··· Materials provided ···
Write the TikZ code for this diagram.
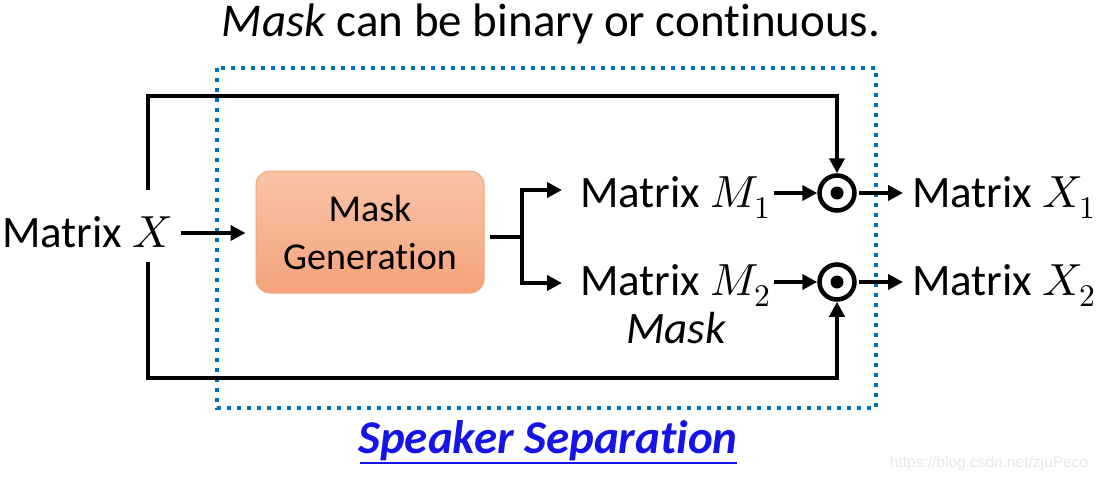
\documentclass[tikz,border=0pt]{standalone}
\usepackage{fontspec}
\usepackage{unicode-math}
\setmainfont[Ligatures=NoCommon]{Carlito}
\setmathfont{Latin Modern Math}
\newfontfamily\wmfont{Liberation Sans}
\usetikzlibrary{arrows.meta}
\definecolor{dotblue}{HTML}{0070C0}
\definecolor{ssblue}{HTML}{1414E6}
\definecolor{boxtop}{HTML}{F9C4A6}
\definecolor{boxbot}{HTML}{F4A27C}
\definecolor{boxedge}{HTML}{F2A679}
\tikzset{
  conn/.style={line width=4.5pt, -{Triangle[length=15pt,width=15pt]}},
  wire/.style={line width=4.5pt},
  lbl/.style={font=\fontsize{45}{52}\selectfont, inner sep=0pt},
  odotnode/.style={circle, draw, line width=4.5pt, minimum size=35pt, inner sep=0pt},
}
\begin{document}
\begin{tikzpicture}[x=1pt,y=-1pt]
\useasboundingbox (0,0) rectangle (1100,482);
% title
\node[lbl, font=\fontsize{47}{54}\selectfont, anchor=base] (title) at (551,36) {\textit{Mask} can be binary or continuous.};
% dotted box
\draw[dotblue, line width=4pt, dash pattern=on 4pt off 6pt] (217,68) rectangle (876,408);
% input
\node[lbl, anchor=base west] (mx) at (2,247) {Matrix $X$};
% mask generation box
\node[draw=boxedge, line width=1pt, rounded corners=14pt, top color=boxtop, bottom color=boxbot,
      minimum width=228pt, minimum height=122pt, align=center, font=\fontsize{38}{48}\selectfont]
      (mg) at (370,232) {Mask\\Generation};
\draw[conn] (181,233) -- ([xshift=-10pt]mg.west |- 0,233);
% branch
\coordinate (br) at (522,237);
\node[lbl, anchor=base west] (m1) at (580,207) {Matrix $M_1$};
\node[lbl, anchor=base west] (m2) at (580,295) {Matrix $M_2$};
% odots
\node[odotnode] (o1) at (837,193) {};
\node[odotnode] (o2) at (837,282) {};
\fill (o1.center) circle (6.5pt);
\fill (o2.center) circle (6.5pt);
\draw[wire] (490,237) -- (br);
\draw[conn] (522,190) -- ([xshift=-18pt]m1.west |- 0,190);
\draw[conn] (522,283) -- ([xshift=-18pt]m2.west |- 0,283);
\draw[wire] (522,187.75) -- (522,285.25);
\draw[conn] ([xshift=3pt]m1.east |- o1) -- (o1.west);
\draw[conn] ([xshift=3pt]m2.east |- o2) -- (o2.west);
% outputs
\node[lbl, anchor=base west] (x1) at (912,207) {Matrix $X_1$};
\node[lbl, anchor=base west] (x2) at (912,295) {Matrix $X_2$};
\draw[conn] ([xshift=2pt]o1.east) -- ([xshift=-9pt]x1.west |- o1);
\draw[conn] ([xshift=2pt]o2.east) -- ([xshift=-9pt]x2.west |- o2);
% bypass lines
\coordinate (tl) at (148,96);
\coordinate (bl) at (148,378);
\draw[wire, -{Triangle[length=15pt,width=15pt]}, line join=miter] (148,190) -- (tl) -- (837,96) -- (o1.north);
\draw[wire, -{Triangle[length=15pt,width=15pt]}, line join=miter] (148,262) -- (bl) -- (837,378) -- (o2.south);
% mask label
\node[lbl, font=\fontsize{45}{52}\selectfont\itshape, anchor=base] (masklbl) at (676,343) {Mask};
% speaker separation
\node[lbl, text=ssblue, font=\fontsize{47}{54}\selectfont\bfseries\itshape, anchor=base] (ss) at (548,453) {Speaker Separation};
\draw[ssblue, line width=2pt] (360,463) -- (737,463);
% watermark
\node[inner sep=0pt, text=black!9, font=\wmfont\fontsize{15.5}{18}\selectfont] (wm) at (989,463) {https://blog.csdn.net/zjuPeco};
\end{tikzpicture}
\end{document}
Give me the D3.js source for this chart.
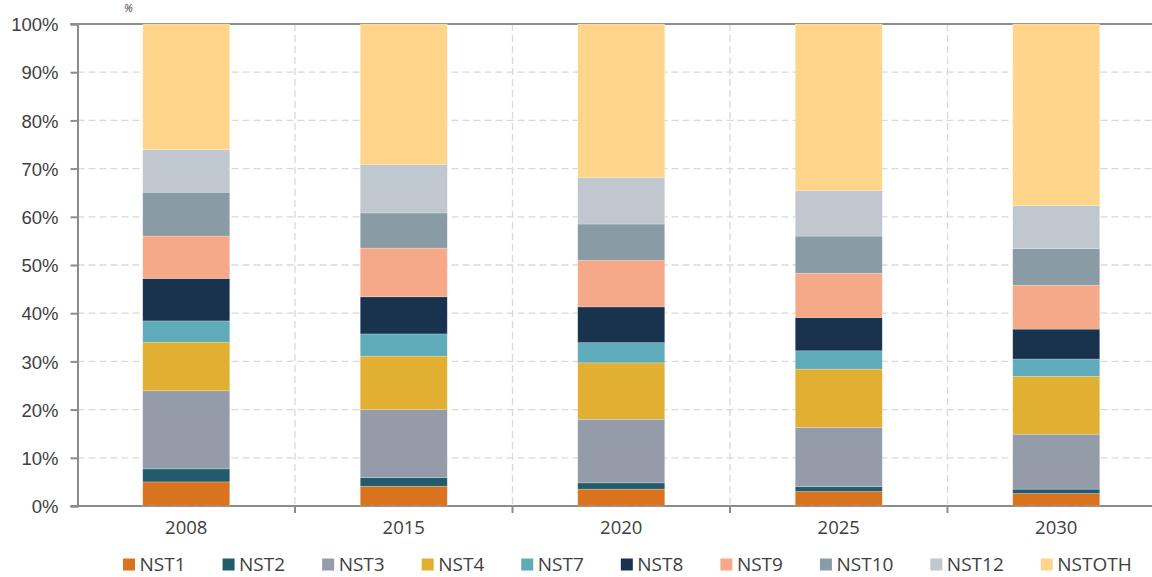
···
Quote everything in the listing above exactly; pictures are the only thing to omit.

§ **Task answer**:
Write the TikZ code for this diagram.
\documentclass[tikz,border=0pt]{standalone}
\usepackage{fontspec}
\usepackage{unicode-math}
\setmainfont[Ligatures=NoCommon]{Carlito}
\setmathfont{Latin Modern Math}
\newfontfamily\wmfont{Liberation Sans}
\usetikzlibrary{arrows.meta}
\definecolor{dotblue}{HTML}{0070C0}
\definecolor{ssblue}{HTML}{1414E6}
\definecolor{boxtop}{HTML}{F9C4A6}
\definecolor{boxbot}{HTML}{F4A27C}
\definecolor{boxedge}{HTML}{F2A679}
\tikzset{
  conn/.style={line width=4.5pt, -{Triangle[length=15pt,width=15pt]}},
  wire/.style={line width=4.5pt},
  lbl/.style={font=\fontsize{45}{52}\selectfont, inner sep=0pt},
  odotnode/.style={circle, draw, line width=4.5pt, minimum size=35pt, inner sep=0pt},
}
\begin{document}
\begin{tikzpicture}[x=1pt,y=-1pt]
\useasboundingbox (0,0) rectangle (1100,482);
% title
\node[lbl, font=\fontsize{47}{54}\selectfont, anchor=base] (title) at (551,36) {\textit{Mask} can be binary or continuous.};
% dotted box
\draw[dotblue, line width=4pt, dash pattern=on 4pt off 6pt] (217,68) rectangle (876,408);
% input
\node[lbl, anchor=base west] (mx) at (2,247) {Matrix $X$};
% mask generation box
\node[draw=boxedge, line width=1pt, rounded corners=14pt, top color=boxtop, bottom color=boxbot,
      minimum width=228pt, minimum height=122pt, align=center, font=\fontsize{38}{48}\selectfont]
      (mg) at (370,232) {Mask\\Generation};
\draw[conn] (181,233) -- ([xshift=-10pt]mg.west |- 0,233);
% branch
\coordinate (br) at (522,237);
\node[lbl, anchor=base west] (m1) at (580,207) {Matrix $M_1$};
\node[lbl, anchor=base west] (m2) at (580,295) {Matrix $M_2$};
% odots
\node[odotnode] (o1) at (837,193) {};
\node[odotnode] (o2) at (837,282) {};
\fill (o1.center) circle (6.5pt);
\fill (o2.center) circle (6.5pt);
\draw[wire] (490,237) -- (br);
\draw[conn] (522,190) -- ([xshift=-18pt]m1.west |- 0,190);
\draw[conn] (522,283) -- ([xshift=-18pt]m2.west |- 0,283);
\draw[wire] (522,187.75) -- (522,285.25);
\draw[conn] ([xshift=3pt]m1.east |- o1) -- (o1.west);
\draw[conn] ([xshift=3pt]m2.east |- o2) -- (o2.west);
% outputs
\node[lbl, anchor=base west] (x1) at (912,207) {Matrix $X_1$};
\node[lbl, anchor=base west] (x2) at (912,295) {Matrix $X_2$};
\draw[conn] ([xshift=2pt]o1.east) -- ([xshift=-9pt]x1.west |- o1);
\draw[conn] ([xshift=2pt]o2.east) -- ([xshift=-9pt]x2.west |- o2);
% bypass lines
\coordinate (tl) at (148,96);
\coordinate (bl) at (148,378);
\draw[wire, -{Triangle[length=15pt,width=15pt]}, line join=miter] (148,190) -- (tl) -- (837,96) -- (o1.north);
\draw[wire, -{Triangle[length=15pt,width=15pt]}, line join=miter] (148,262) -- (bl) -- (837,378) -- (o2.south);
% mask label
\node[lbl, font=\fontsize{45}{52}\selectfont\itshape, anchor=base] (masklbl) at (676,343) {Mask};
% speaker separation
\node[lbl, text=ssblue, font=\fontsize{47}{54}\selectfont\bfseries\itshape, anchor=base] (ss) at (548,453) {Speaker Separation};
\draw[ssblue, line width=2pt] (360,463) -- (737,463);
% watermark
\node[inner sep=0pt, text=black!9, font=\wmfont\fontsize{15.5}{18}\selectfont] (wm) at (989,463) {https://blog.csdn.net/zjuPeco};
\end{tikzpicture}
\end{document}
Give me the D3.js source for this chart.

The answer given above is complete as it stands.